* _WHAT IS EXPECTED_: Skip all pictures, then copy the lines from the start of the data through the line with "var stepX = 16, stepY", keeping both ends.

* _INFORMATION SUPPLIED_:
########################################

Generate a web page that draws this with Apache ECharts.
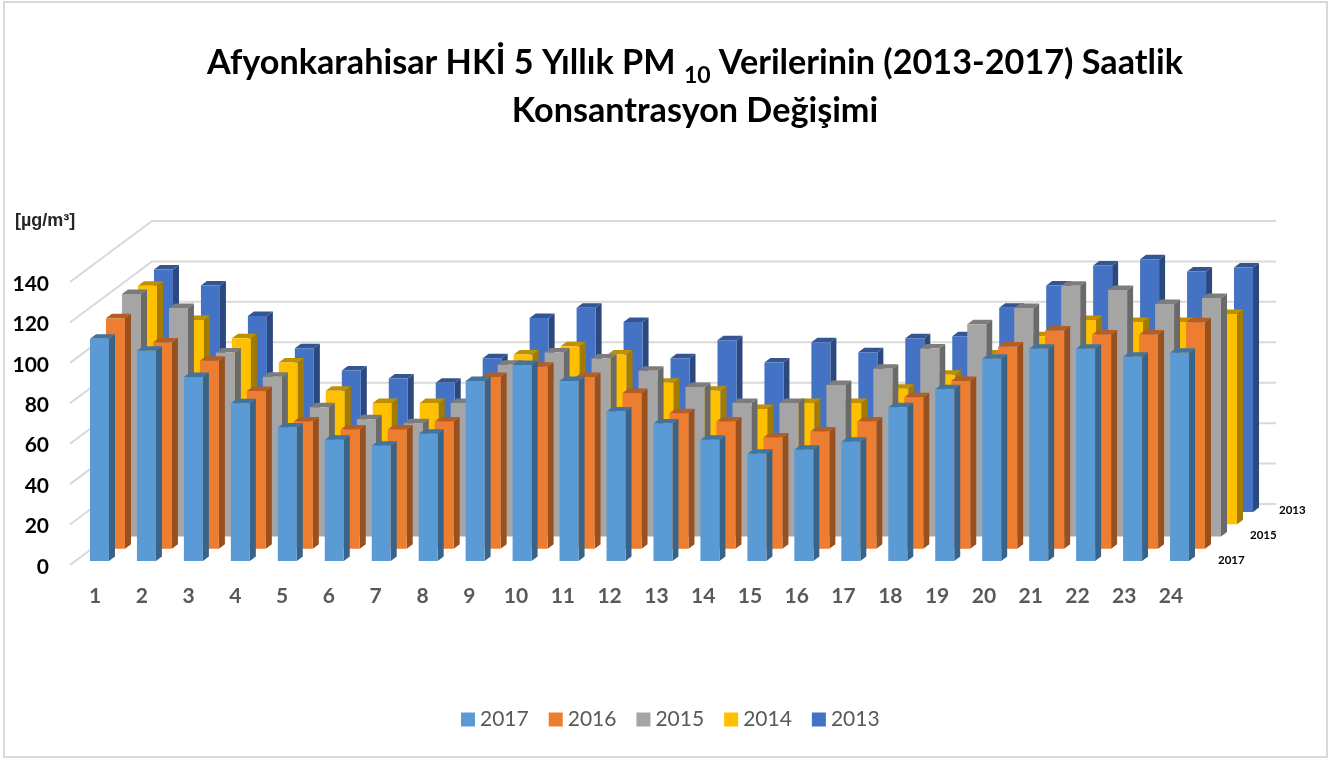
<!DOCTYPE html>
<html lang="tr">

<head>
    <meta charset="utf-8">
    <title>PM10</title>
    <script src="https://cdn.jsdelivr.net/npm/echarts@6/dist/echarts.min.js"></script>
    <style>
        html, body { margin: 0; padding: 0; background: #fff; }
        #chart { width: 1344px; height: 761px; }
    </style>
</head>

<body>
<div id="chart"></div>
<script>
    var hours = ['1','2','3','4','5','6','7','8','9','10','11','12','13','14','15','16','17','18','19','20','21','22','23','24'];
    var years = ['2017','2016','2015','2014','2013'];
    var yTicks = [0,20,40,60,80,100,120,140];
    var depthLabels = ['2017','2015','2013'];

    var y2017 = [110,104,91,78,66,60,57,63,89,97,89,74,68,60,53,55,59,76,85,100,105,105,101,103];
    var y2016 = [114,102,93,78,63,59,59,63,85,90,85,77,67,63,55,58,63,75,83,100,108,106,106,112];
    var y2015 = [120,113,91,79,64,58,56,66,85,91,88,82,74,66,66,75,83,93,105,113,124,122,115,118];
    var y2014 = [118,101,92,80,66,60,60,62,84,88,84,70,66,57,60,60,67,74,84,93,101,100,100,104];
    var y2013 = [120,112,97,81,70,66,64,76,96,101,94,76,85,74,84,79,86,87,101,112,122,125,119,121];
    var values = [y2017, y2016, y2015, y2014, y2013];

    // front, side, top
    var colors = [
        ['#5b9bd5', '#3a6487', '#41749f'],
        ['#ed7d31', '#98501f', '#b35e25'],
        ['#a5a5a5', '#6a6a6a', '#7c7c7c'],
        ['#ffc000', '#a37b00', '#bf9000'],
        ['#4472c4', '#2b497e', '#335693']
    ];

    var font = 'Lato, "Open Sans", sans-serif';
    var barW = 19, sideX = 6, sideY = 4.5;
    var stepX = 16, stepY = 12.25, frontY = 4;

    function barItem(depth) {
        return function (params, api) {
            var top = api.coord([api.value(0), api.value(1)]);
            var base = api.coord([api.value(0), 0]);
            var x = top[0] - barW / 2 + depth * stepX;
            var dy = frontY + depth * stepY;
            var y0 = top[1] - dy, y1 = base[1] - dy;
            var c = colors[depth];
            return {
                type: 'group',
                children: [
                    { type: 'polygon', shape: { points: [[x + barW, y0], [x + barW + sideX, y0 - sideY], [x + barW + sideX, y1 - sideY], [x + barW, y1]] }, style: { fill: c[1] } },
                    { type: 'polygon', shape: { points: [[x, y0], [x + sideX, y0 - sideY], [x + barW + sideX, y0 - sideY], [x + barW, y0]] }, style: { fill: c[2] } },
                    { type: 'rect', shape: { x: x, y: y0, width: barW, height: y1 - y0 }, style: { fill: c[0] } }
                ]
            };
        };
    }

    // the floor and wall lines of the 3d box
    function wallItem(params, api) {
        var y = api.coord([0, api.value(0)])[1];
        var left = params.coordSys.x - 6;
        return {
            type: 'polyline',
            shape: { points: [[left, y], [left + 82, y - 61], [1276, y - 61]] },
            style: { fill: 'none', stroke: '#d9d9d9', lineWidth: 2 }
        };
    }

    var series = [{
        name: 'walls',
        type: 'custom',
        renderItem: wallItem,
        data: yTicks.map(function (v) { return [v]; }),
        encode: { y: 0 },
        silent: true,
        z: 1
    }];

    for (var d = years.length - 1; d >= 0; d--) {
        series.push({
            name: years[d],
            type: 'custom',
            renderItem: barItem(d),
            data: values[d].map(function (v, i) { return [i, v]; }),
            encode: { x: 0, y: 1 },
            itemStyle: { color: colors[d][0] },
            z: 10 - d
        });
    }

    var myChart = echarts.init(document.getElementById('chart'), null, { renderer: 'canvas' });
    var option = {
        animation: false,
        backgroundColor: '#fff',
        title: {
            left: 690,
            top: 34,
            textAlign: 'center',
            text: '{t|Afyonkarahisar HKİ 5 Yıllık PM }{s|10}{t| Verilerinin (2013-2017) Saatlik}\n{t|Konsantrasyon Değişimi}',
            textStyle: {
                rich: {
                    t: { fontFamily: font, fontSize: 34.2, fontWeight: 'bold', color: '#000', lineHeight: 48 },
                    s: { fontFamily: font, fontSize: 23, fontWeight: 'bold', color: '#000', verticalAlign: 'bottom' }
                }
            }
        },
        legend: {
            left: 456,
            top: 704,
            icon: 'rect',
            itemWidth: 14,
            itemHeight: 14,
            itemGap: 20,
            data: years,
            textStyle: { fontFamily: font, fontSize: 21, color: '#595959' }
        },
        grid: [
            { left: 76, width: 1127, top: 282, bottom: 196 },
            { left: 71.6, width: 1122.8, top: 282, bottom: 196 }
        ],
        xAxis: [
            { type: 'category', gridIndex: 0, data: hours, axisLine: { show: false }, axisTick: { show: false }, axisLabel: { show: false } },
            {
                type: 'category', gridIndex: 1, data: hours,
                axisLine: { show: false }, axisTick: { show: false },
                axisLabel: { interval: 0, margin: 21, fontFamily: font, fontSize: 21, fontWeight: 'bold', color: '#595959' }
            }
        ],
        yAxis: [
            {
                type: 'value', gridIndex: 0, min: 0, max: 140, interval: 20,
                axisLine: { show: false }, axisTick: { show: false }, splitLine: { show: false },
                axisLabel: { margin: 27, verticalAlign: 'top', lineHeight: 4, fontFamily: font, fontSize: 21, fontWeight: 'bold', color: '#000' }
            },
            { type: 'value', gridIndex: 1, min: 0, max: 140, show: false }
        ],
        graphic: [
            { type: 'rect', silent: true, shape: { x: 4, y: 2, width: 1323, height: 755 }, style: { fill: 'none', stroke: '#d9d9d9', lineWidth: 2 } },
            { type: 'text', left: 15, top: 212, style: { text: '[µg/m³]', fontFamily: '"Liberation Sans", Arial', fontSize: 18, fontWeight: 'bold', fill: '#262626' } },
            { type: 'text', left: 1218, top: 554, style: { text: depthLabels[0], fontFamily: font, fontSize: 11.5, fontWeight: 'bold', fill: '#000' } },
            { type: 'text', left: 1250, top: 529, style: { text: depthLabels[1], fontFamily: font, fontSize: 11.5, fontWeight: 'bold', fill: '#000' } },
            { type: 'text', left: 1279, top: 504, style: { text: depthLabels[2], fontFamily: font, fontSize: 11.5, fontWeight: 'bold', fill: '#000' } }
        ],
        series: series
    };
    myChart.setOption(option);
</script>
</body>
</html>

########################################

* _WRITTEN RESPONSE_:
Generate a web page that draws this with Apache ECharts.
<!DOCTYPE html>
<html lang="tr">

<head>
    <meta charset="utf-8">
    <title>PM10</title>
    <script src="https://cdn.jsdelivr.net/npm/echarts@6/dist/echarts.min.js"></script>
    <style>
        html, body { margin: 0; padding: 0; background: #fff; }
        #chart { width: 1344px; height: 761px; }
    </style>
</head>

<body>
<div id="chart"></div>
<script>
    var hours = ['1','2','3','4','5','6','7','8','9','10','11','12','13','14','15','16','17','18','19','20','21','22','23','24'];
    var years = ['2017','2016','2015','2014','2013'];
    var yTicks = [0,20,40,60,80,100,120,140];
    var depthLabels = ['2017','2015','2013'];

    var y2017 = [110,104,91,78,66,60,57,63,89,97,89,74,68,60,53,55,59,76,85,100,105,105,101,103];
    var y2016 = [114,102,93,78,63,59,59,63,85,90,85,77,67,63,55,58,63,75,83,100,108,106,106,112];
    var y2015 = [120,113,91,79,64,58,56,66,85,91,88,82,74,66,66,75,83,93,105,113,124,122,115,118];
    var y2014 = [118,101,92,80,66,60,60,62,84,88,84,70,66,57,60,60,67,74,84,93,101,100,100,104];
    var y2013 = [120,112,97,81,70,66,64,76,96,101,94,76,85,74,84,79,86,87,101,112,122,125,119,121];
    var values = [y2017, y2016, y2015, y2014, y2013];

    // front, side, top
    var colors = [
        ['#5b9bd5', '#3a6487', '#41749f'],
        ['#ed7d31', '#98501f', '#b35e25'],
        ['#a5a5a5', '#6a6a6a', '#7c7c7c'],
        ['#ffc000', '#a37b00', '#bf9000'],
        ['#4472c4', '#2b497e', '#335693']
    ];

    var font = 'Lato, "Open Sans", sans-serif';
    var barW = 19, sideX = 6, sideY = 4.5;
    var stepX = 16, stepY = 12.25, frontY = 4;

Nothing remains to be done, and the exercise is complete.